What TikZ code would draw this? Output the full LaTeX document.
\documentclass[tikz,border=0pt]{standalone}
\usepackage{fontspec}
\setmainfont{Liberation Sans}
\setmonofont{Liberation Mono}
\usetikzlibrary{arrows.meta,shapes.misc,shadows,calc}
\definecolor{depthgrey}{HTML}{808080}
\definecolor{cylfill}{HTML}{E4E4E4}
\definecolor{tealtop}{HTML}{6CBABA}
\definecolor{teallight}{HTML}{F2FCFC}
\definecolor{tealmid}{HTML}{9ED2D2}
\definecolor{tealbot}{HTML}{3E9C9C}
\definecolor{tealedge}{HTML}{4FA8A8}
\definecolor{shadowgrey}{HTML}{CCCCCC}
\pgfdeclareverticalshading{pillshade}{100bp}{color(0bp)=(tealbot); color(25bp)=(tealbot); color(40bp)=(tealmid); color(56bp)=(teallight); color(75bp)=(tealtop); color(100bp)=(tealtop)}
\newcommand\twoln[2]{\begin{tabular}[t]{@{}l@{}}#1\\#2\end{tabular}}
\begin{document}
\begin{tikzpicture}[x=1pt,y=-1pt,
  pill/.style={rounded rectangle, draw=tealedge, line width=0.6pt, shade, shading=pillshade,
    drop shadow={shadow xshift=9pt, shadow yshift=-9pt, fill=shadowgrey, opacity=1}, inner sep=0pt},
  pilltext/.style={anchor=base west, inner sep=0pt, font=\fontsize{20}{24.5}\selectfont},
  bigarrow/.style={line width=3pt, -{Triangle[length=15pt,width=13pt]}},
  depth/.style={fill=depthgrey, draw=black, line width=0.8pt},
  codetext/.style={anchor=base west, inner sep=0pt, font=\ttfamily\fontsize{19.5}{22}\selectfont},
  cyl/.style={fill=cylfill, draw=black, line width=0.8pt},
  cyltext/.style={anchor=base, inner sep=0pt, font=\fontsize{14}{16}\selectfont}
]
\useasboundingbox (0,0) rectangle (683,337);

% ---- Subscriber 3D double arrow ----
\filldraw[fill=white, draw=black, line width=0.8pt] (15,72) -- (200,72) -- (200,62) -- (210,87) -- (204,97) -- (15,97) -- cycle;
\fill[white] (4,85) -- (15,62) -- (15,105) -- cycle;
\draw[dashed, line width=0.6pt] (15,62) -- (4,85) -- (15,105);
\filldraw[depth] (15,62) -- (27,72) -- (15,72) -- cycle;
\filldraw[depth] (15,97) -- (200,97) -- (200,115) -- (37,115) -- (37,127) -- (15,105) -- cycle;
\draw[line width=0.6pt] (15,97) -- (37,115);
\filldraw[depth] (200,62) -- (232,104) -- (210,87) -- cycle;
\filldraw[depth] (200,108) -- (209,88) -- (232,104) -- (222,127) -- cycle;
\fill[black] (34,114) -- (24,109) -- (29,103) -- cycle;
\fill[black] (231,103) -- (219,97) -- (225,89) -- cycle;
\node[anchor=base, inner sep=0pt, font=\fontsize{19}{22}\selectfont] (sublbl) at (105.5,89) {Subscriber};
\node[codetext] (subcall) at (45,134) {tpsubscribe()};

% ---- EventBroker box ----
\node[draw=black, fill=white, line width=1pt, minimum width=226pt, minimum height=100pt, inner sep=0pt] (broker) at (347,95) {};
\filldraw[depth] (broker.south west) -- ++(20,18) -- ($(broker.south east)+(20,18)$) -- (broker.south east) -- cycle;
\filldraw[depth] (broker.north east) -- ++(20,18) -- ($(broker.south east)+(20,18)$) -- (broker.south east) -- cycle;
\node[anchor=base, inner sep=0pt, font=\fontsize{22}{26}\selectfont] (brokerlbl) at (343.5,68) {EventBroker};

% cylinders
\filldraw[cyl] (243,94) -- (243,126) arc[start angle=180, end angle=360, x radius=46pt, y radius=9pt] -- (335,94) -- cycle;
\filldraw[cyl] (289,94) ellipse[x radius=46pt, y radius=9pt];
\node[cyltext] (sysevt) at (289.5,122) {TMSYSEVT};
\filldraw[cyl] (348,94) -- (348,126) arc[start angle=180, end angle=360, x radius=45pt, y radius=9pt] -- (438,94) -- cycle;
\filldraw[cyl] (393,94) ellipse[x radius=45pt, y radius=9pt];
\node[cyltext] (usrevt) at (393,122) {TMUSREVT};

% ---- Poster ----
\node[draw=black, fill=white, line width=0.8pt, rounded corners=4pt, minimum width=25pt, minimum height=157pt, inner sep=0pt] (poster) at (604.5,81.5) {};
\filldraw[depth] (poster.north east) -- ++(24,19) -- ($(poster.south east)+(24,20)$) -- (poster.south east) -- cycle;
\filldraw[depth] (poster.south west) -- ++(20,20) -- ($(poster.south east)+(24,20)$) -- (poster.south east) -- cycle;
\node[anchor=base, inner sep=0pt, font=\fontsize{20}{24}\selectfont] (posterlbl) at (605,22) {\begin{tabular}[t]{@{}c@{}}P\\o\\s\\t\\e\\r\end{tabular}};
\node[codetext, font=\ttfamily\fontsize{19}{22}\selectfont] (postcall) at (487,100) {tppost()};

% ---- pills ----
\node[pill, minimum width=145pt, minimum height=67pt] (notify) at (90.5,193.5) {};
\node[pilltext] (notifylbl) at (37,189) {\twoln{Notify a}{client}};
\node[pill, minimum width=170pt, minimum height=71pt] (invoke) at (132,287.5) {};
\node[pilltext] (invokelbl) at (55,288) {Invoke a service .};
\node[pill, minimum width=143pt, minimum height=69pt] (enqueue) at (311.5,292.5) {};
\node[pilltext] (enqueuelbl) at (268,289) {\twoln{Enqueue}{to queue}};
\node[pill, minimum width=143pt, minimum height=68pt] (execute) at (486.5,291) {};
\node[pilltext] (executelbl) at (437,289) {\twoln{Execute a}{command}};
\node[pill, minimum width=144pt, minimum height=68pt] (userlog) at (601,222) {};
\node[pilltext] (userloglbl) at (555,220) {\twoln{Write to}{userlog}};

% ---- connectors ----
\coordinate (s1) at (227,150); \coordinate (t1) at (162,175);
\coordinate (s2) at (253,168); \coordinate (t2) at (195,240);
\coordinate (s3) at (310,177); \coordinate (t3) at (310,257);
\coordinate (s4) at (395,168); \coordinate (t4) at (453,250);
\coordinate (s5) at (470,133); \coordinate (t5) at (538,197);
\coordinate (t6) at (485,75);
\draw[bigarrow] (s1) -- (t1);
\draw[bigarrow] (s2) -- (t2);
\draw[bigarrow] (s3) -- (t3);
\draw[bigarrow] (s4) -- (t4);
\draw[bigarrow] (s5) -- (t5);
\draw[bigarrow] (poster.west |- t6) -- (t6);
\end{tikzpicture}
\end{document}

◆ ◆ ◆ ◆ ◆

Reproduce the entire listing word for word.

**Answer to the task:**
What TikZ code would draw this? Output the full LaTeX document.
\documentclass[tikz,border=0pt]{standalone}
\usepackage{fontspec}
\setmainfont{Liberation Sans}
\setmonofont{Liberation Mono}
\usetikzlibrary{arrows.meta,shapes.misc,shadows,calc}
\definecolor{depthgrey}{HTML}{808080}
\definecolor{cylfill}{HTML}{E4E4E4}
\definecolor{tealtop}{HTML}{6CBABA}
\definecolor{teallight}{HTML}{F2FCFC}
\definecolor{tealmid}{HTML}{9ED2D2}
\definecolor{tealbot}{HTML}{3E9C9C}
\definecolor{tealedge}{HTML}{4FA8A8}
\definecolor{shadowgrey}{HTML}{CCCCCC}
\pgfdeclareverticalshading{pillshade}{100bp}{color(0bp)=(tealbot); color(25bp)=(tealbot); color(40bp)=(tealmid); color(56bp)=(teallight); color(75bp)=(tealtop); color(100bp)=(tealtop)}
\newcommand\twoln[2]{\begin{tabular}[t]{@{}l@{}}#1\\#2\end{tabular}}
\begin{document}
\begin{tikzpicture}[x=1pt,y=-1pt,
  pill/.style={rounded rectangle, draw=tealedge, line width=0.6pt, shade, shading=pillshade,
    drop shadow={shadow xshift=9pt, shadow yshift=-9pt, fill=shadowgrey, opacity=1}, inner sep=0pt},
  pilltext/.style={anchor=base west, inner sep=0pt, font=\fontsize{20}{24.5}\selectfont},
  bigarrow/.style={line width=3pt, -{Triangle[length=15pt,width=13pt]}},
  depth/.style={fill=depthgrey, draw=black, line width=0.8pt},
  codetext/.style={anchor=base west, inner sep=0pt, font=\ttfamily\fontsize{19.5}{22}\selectfont},
  cyl/.style={fill=cylfill, draw=black, line width=0.8pt},
  cyltext/.style={anchor=base, inner sep=0pt, font=\fontsize{14}{16}\selectfont}
]
\useasboundingbox (0,0) rectangle (683,337);

% ---- Subscriber 3D double arrow ----
\filldraw[fill=white, draw=black, line width=0.8pt] (15,72) -- (200,72) -- (200,62) -- (210,87) -- (204,97) -- (15,97) -- cycle;
\fill[white] (4,85) -- (15,62) -- (15,105) -- cycle;
\draw[dashed, line width=0.6pt] (15,62) -- (4,85) -- (15,105);
\filldraw[depth] (15,62) -- (27,72) -- (15,72) -- cycle;
\filldraw[depth] (15,97) -- (200,97) -- (200,115) -- (37,115) -- (37,127) -- (15,105) -- cycle;
\draw[line width=0.6pt] (15,97) -- (37,115);
\filldraw[depth] (200,62) -- (232,104) -- (210,87) -- cycle;
\filldraw[depth] (200,108) -- (209,88) -- (232,104) -- (222,127) -- cycle;
\fill[black] (34,114) -- (24,109) -- (29,103) -- cycle;
\fill[black] (231,103) -- (219,97) -- (225,89) -- cycle;
\node[anchor=base, inner sep=0pt, font=\fontsize{19}{22}\selectfont] (sublbl) at (105.5,89) {Subscriber};
\node[codetext] (subcall) at (45,134) {tpsubscribe()};

% ---- EventBroker box ----
\node[draw=black, fill=white, line width=1pt, minimum width=226pt, minimum height=100pt, inner sep=0pt] (broker) at (347,95) {};
\filldraw[depth] (broker.south west) -- ++(20,18) -- ($(broker.south east)+(20,18)$) -- (broker.south east) -- cycle;
\filldraw[depth] (broker.north east) -- ++(20,18) -- ($(broker.south east)+(20,18)$) -- (broker.south east) -- cycle;
\node[anchor=base, inner sep=0pt, font=\fontsize{22}{26}\selectfont] (brokerlbl) at (343.5,68) {EventBroker};

% cylinders
\filldraw[cyl] (243,94) -- (243,126) arc[start angle=180, end angle=360, x radius=46pt, y radius=9pt] -- (335,94) -- cycle;
\filldraw[cyl] (289,94) ellipse[x radius=46pt, y radius=9pt];
\node[cyltext] (sysevt) at (289.5,122) {TMSYSEVT};
\filldraw[cyl] (348,94) -- (348,126) arc[start angle=180, end angle=360, x radius=45pt, y radius=9pt] -- (438,94) -- cycle;
\filldraw[cyl] (393,94) ellipse[x radius=45pt, y radius=9pt];
\node[cyltext] (usrevt) at (393,122) {TMUSREVT};

% ---- Poster ----
\node[draw=black, fill=white, line width=0.8pt, rounded corners=4pt, minimum width=25pt, minimum height=157pt, inner sep=0pt] (poster) at (604.5,81.5) {};
\filldraw[depth] (poster.north east) -- ++(24,19) -- ($(poster.south east)+(24,20)$) -- (poster.south east) -- cycle;
\filldraw[depth] (poster.south west) -- ++(20,20) -- ($(poster.south east)+(24,20)$) -- (poster.south east) -- cycle;
\node[anchor=base, inner sep=0pt, font=\fontsize{20}{24}\selectfont] (posterlbl) at (605,22) {\begin{tabular}[t]{@{}c@{}}P\\o\\s\\t\\e\\r\end{tabular}};
\node[codetext, font=\ttfamily\fontsize{19}{22}\selectfont] (postcall) at (487,100) {tppost()};

% ---- pills ----
\node[pill, minimum width=145pt, minimum height=67pt] (notify) at (90.5,193.5) {};
\node[pilltext] (notifylbl) at (37,189) {\twoln{Notify a}{client}};
\node[pill, minimum width=170pt, minimum height=71pt] (invoke) at (132,287.5) {};
\node[pilltext] (invokelbl) at (55,288) {Invoke a service .};
\node[pill, minimum width=143pt, minimum height=69pt] (enqueue) at (311.5,292.5) {};
\node[pilltext] (enqueuelbl) at (268,289) {\twoln{Enqueue}{to queue}};
\node[pill, minimum width=143pt, minimum height=68pt] (execute) at (486.5,291) {};
\node[pilltext] (executelbl) at (437,289) {\twoln{Execute a}{command}};
\node[pill, minimum width=144pt, minimum height=68pt] (userlog) at (601,222) {};
\node[pilltext] (userloglbl) at (555,220) {\twoln{Write to}{userlog}};

% ---- connectors ----
\coordinate (s1) at (227,150); \coordinate (t1) at (162,175);
\coordinate (s2) at (253,168); \coordinate (t2) at (195,240);
\coordinate (s3) at (310,177); \coordinate (t3) at (310,257);
\coordinate (s4) at (395,168); \coordinate (t4) at (453,250);
\coordinate (s5) at (470,133); \coordinate (t5) at (538,197);
\coordinate (t6) at (485,75);
\draw[bigarrow] (s1) -- (t1);
\draw[bigarrow] (s2) -- (t2);
\draw[bigarrow] (s3) -- (t3);
\draw[bigarrow] (s4) -- (t4);
\draw[bigarrow] (s5) -- (t5);
\draw[bigarrow] (poster.west |- t6) -- (t6);
\end{tikzpicture}
\end{document}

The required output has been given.